Zählt man Facebook und Twitter dazu, dann loggen sich um die 180 Millionen Menschen regelmäßig ins Internet ein, um zu erfahren, was Selena Gomez tut und sagt und postet. Die Website AdWeek hat errechnet, dass jeder einzelne Gomez-Post einem Werbewert von 550000 Dollar entspricht. Bei Bieber werden es kaum weniger gewesen sein – und er ist immer noch auf Twitter und Facebook, also nicht komplett verschwunden. Dennoch ist sein Instagram-Exitus eine Geste, die man kaum überschätzen kann. Bieber ist mit sozialen Medien erst zum Star geworden, er wurde auf Youtube entdeckt. Im Internet konnte man die Verwandlung vom talentierten Jungen zum Mann und Popkünstler live verfolgen, Instagram & Co. lassen Fans am „Alltag“ ihrer Stars unmittelbar teilhaben, und wenn Justin Bieber heute nackend über eine Terrasse läuft, hat das einen ähnlichen Effekt wie der zur Schau gestellte Hintern von Kim Kardashian: sofortiger Beinahezusammenbruch des Internets.

Plötzlich wuchsen dem Jungen Muskeln und Tattoos

Im Teenie-Pop wie im Leben selten besuchter Verwandter scheint die Zeit schneller zu vergehen als im eigenen Leben, einfach weil man nicht so oft hinschaut. Vor gefühlten drei Wochen war Justin Bieber der pausbackige kanadische Junge mit der Gitarre, von dem man als junger Erwachsener gar nicht erst wissen wollte, wie er klang. Niemand über zwanzig interessierte sich für dieses Muttersöhnchen, bei dessen Konzerten kleine Mädchen schrieen, als würde man sie über offenem Feuer rösten.

Um 2013 wuchsen dem Jungen mit dem niedlichen Haarschnitt plötzlich Muskeln, Tattoos und schwere Halsketten. Als er für Calvin Klein modelte, wurde lang und breit über Biebers package diskutiert – digital manipuliert oder nicht? Solche Fragen treiben die Menschheit um. Teenie-Stars morphen stellvertretend für ihre Fans von liebenswürdigen, pickellosen Herzensbrechern zu Sexmonstern, die mit wechselnden Starlets nach Barbados fliegen, Marihuana rauchen und Hotelzimmer verwüsten.

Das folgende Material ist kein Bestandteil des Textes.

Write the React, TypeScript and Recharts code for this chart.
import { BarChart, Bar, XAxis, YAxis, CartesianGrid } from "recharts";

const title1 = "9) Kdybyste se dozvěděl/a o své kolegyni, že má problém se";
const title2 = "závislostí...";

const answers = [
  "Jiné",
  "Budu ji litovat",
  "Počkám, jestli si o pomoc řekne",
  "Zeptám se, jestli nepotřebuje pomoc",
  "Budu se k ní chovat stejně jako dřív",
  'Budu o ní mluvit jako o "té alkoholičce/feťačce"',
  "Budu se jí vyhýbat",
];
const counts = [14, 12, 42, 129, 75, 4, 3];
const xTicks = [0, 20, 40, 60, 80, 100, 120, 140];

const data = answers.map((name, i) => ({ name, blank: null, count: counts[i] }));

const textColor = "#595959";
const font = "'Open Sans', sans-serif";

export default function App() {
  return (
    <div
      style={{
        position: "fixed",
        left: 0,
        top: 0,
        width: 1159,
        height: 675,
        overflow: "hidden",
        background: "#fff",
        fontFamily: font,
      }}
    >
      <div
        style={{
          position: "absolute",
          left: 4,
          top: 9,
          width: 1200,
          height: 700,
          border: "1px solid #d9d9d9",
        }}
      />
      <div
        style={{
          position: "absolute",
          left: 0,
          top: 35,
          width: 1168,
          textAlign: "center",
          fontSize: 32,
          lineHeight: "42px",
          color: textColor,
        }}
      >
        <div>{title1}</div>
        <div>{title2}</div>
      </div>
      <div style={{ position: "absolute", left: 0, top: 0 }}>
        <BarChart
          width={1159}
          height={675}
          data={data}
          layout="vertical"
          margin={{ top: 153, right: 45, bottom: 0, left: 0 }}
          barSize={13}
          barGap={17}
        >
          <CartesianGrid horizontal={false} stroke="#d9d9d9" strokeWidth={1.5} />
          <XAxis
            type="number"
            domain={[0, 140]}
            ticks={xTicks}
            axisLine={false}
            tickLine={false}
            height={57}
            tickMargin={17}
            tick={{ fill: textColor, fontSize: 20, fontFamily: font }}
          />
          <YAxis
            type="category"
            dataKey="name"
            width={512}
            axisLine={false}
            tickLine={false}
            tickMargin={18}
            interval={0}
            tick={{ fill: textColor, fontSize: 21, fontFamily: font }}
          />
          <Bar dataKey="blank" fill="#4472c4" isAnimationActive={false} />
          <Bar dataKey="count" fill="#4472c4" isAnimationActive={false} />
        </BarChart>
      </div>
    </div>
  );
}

Bei Bieber verläuft dieser aus der Popgeschichte wohlvertraute Prozess der Mannwerdung vor dem Hintergrund einer sich blitzartig wandelnden Medienkultur, inklusive seiner Beziehungen, die unter direkter Anteilnahme von hundert Millionen Menschen geführt werden.

Die Liebe der Fans kann jederzeit in Hass umschlagen

Nicht nur wurde Bieber im Social-Media-Zeitalter zum Star, auch seine Fans wuchsen in diesem Umfeld auf. Ihre Liebe kann jederzeit in Hass umschlagen, die „Beliebers“ wollen geliebt werden von ihrem Idol, schließlich sind sie am längsten an seiner Seite. Bieber hat sich getraut, Instagram den Mittelfinger zu zeigen, wie man es als Rebell früher gern mit der Musikpresse gemacht hat.

Deren Rolle hat Social Media übernommen, wenn es um die Promotion von Musik geht. Der Wert, den ein Instagram-Account mit 77 Millionen Abonnenten hat, ist gigantisch. Firmen geben Millionen aus, um Bruchteile dieser Werte zu erreichen. Und Bieber wirft diesen Schatz einfach weg? Man nenne mich einen Belieber, aber das ist nicht mehr Pop, das ist Rock’n’Roll.